Reproduce the material below line by line, beginning with its first line and ending with the line that contains "const Y_TICKS = [0, 0.1, 0.2, 0.3, 0.4, 0.5, 0.6, 0.7];"; leave out pictures.

### [DATA SHOWN]
..........
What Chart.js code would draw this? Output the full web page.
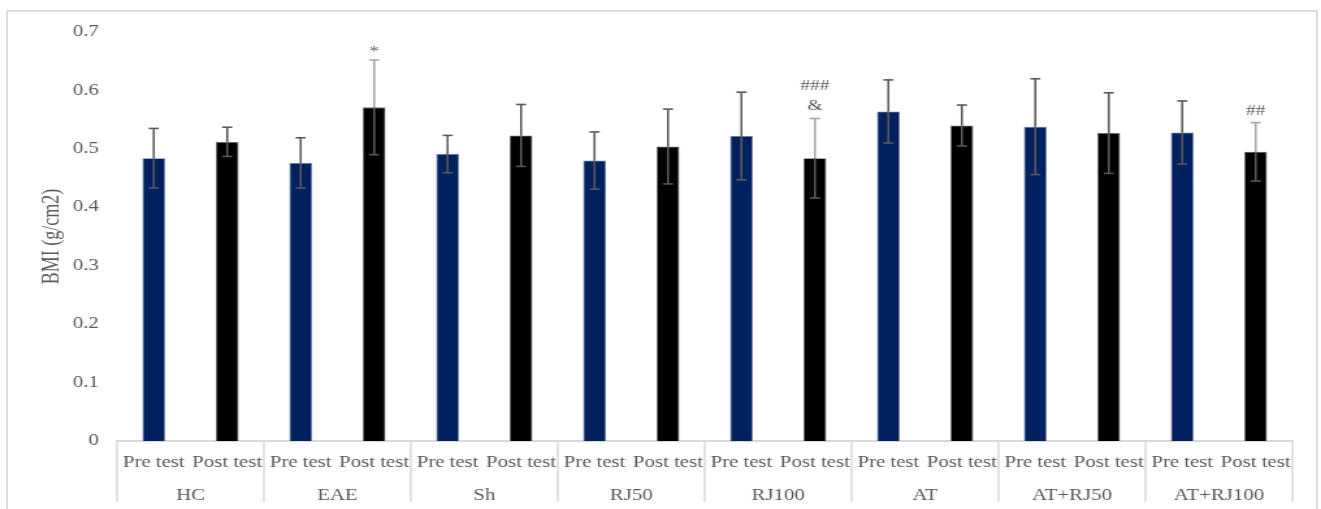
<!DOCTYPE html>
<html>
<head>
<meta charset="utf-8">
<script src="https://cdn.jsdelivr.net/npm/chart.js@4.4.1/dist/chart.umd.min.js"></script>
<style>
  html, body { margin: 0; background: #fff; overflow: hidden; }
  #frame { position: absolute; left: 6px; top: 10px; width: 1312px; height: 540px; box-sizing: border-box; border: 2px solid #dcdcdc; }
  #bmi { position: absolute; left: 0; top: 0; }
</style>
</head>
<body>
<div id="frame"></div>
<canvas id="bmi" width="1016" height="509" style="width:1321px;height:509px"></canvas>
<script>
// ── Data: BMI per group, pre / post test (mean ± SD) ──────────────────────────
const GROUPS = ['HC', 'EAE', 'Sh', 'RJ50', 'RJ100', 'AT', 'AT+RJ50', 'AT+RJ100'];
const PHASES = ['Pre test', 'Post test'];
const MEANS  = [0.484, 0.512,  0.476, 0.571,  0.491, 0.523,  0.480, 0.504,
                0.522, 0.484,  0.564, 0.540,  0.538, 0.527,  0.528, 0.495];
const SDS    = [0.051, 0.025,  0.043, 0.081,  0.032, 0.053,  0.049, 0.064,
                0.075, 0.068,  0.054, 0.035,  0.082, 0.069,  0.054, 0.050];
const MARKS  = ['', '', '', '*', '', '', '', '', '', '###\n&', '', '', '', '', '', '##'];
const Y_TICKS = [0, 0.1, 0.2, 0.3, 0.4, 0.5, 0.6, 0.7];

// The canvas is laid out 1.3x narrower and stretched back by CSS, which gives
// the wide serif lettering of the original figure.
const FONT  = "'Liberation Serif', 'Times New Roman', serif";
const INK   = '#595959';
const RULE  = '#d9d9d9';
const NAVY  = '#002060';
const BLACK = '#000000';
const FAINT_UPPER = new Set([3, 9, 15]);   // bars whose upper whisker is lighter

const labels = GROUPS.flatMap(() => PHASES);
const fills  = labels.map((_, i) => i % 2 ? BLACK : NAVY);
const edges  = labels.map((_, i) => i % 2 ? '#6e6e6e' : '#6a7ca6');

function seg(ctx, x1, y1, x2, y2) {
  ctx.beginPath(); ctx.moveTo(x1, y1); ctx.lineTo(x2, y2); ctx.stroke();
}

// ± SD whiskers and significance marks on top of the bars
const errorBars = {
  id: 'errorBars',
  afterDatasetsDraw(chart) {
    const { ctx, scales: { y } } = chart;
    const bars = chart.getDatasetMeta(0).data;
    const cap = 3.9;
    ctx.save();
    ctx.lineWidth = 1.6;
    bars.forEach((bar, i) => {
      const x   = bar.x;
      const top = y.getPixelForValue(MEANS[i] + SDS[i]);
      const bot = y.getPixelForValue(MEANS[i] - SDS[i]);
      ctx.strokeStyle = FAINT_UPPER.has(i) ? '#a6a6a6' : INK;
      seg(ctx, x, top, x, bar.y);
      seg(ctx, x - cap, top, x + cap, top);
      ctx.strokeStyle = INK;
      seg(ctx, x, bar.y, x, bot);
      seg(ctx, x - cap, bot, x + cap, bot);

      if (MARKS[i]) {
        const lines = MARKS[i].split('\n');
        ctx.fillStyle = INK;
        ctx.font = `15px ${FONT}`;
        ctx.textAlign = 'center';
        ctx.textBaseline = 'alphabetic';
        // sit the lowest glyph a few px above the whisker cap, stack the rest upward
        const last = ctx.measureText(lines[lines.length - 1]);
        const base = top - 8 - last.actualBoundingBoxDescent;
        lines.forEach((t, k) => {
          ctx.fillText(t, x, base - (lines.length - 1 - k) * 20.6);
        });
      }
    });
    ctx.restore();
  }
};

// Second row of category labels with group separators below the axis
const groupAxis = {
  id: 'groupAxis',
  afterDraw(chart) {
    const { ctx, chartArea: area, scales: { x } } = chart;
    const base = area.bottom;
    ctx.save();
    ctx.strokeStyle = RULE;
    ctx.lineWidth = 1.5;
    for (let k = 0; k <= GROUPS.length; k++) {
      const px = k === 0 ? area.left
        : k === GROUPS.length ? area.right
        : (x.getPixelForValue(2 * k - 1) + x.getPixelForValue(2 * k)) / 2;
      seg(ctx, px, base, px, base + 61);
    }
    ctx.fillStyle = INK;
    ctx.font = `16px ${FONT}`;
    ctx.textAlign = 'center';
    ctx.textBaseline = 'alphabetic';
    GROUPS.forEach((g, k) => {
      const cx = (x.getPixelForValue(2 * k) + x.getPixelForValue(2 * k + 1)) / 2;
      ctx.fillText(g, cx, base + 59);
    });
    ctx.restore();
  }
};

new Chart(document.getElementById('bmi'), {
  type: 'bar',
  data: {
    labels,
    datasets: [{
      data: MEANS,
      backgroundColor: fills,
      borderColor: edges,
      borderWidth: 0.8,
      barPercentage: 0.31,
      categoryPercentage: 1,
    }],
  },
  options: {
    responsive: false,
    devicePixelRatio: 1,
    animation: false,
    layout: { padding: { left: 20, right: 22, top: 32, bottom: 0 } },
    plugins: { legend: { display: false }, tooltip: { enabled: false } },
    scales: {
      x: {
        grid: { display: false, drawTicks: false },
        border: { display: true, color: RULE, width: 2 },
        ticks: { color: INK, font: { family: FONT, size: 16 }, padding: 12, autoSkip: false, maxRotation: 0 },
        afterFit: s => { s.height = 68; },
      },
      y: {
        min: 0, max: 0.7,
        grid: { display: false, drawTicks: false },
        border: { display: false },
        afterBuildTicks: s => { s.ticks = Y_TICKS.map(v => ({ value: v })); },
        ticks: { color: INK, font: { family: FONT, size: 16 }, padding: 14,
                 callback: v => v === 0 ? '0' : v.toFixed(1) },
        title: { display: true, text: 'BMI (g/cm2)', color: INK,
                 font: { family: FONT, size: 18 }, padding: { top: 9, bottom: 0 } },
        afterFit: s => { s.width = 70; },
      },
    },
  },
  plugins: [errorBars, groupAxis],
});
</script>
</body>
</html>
..........
### [CORRECT OUTPUT]
What Chart.js code would draw this? Output the full web page.
<!DOCTYPE html>
<html>
<head>
<meta charset="utf-8">
<script src="https://cdn.jsdelivr.net/npm/chart.js@4.4.1/dist/chart.umd.min.js"></script>
<style>
  html, body { margin: 0; background: #fff; overflow: hidden; }
  #frame { position: absolute; left: 6px; top: 10px; width: 1312px; height: 540px; box-sizing: border-box; border: 2px solid #dcdcdc; }
  #bmi { position: absolute; left: 0; top: 0; }
</style>
</head>
<body>
<div id="frame"></div>
<canvas id="bmi" width="1016" height="509" style="width:1321px;height:509px"></canvas>
<script>
// ── Data: BMI per group, pre / post test (mean ± SD) ──────────────────────────
const GROUPS = ['HC', 'EAE', 'Sh', 'RJ50', 'RJ100', 'AT', 'AT+RJ50', 'AT+RJ100'];
const PHASES = ['Pre test', 'Post test'];
const MEANS  = [0.484, 0.512,  0.476, 0.571,  0.491, 0.523,  0.480, 0.504,
                0.522, 0.484,  0.564, 0.540,  0.538, 0.527,  0.528, 0.495];
const SDS    = [0.051, 0.025,  0.043, 0.081,  0.032, 0.053,  0.049, 0.064,
                0.075, 0.068,  0.054, 0.035,  0.082, 0.069,  0.054, 0.050];
const MARKS  = ['', '', '', '*', '', '', '', '', '', '###\n&', '', '', '', '', '', '##'];
const Y_TICKS = [0, 0.1, 0.2, 0.3, 0.4, 0.5, 0.6, 0.7];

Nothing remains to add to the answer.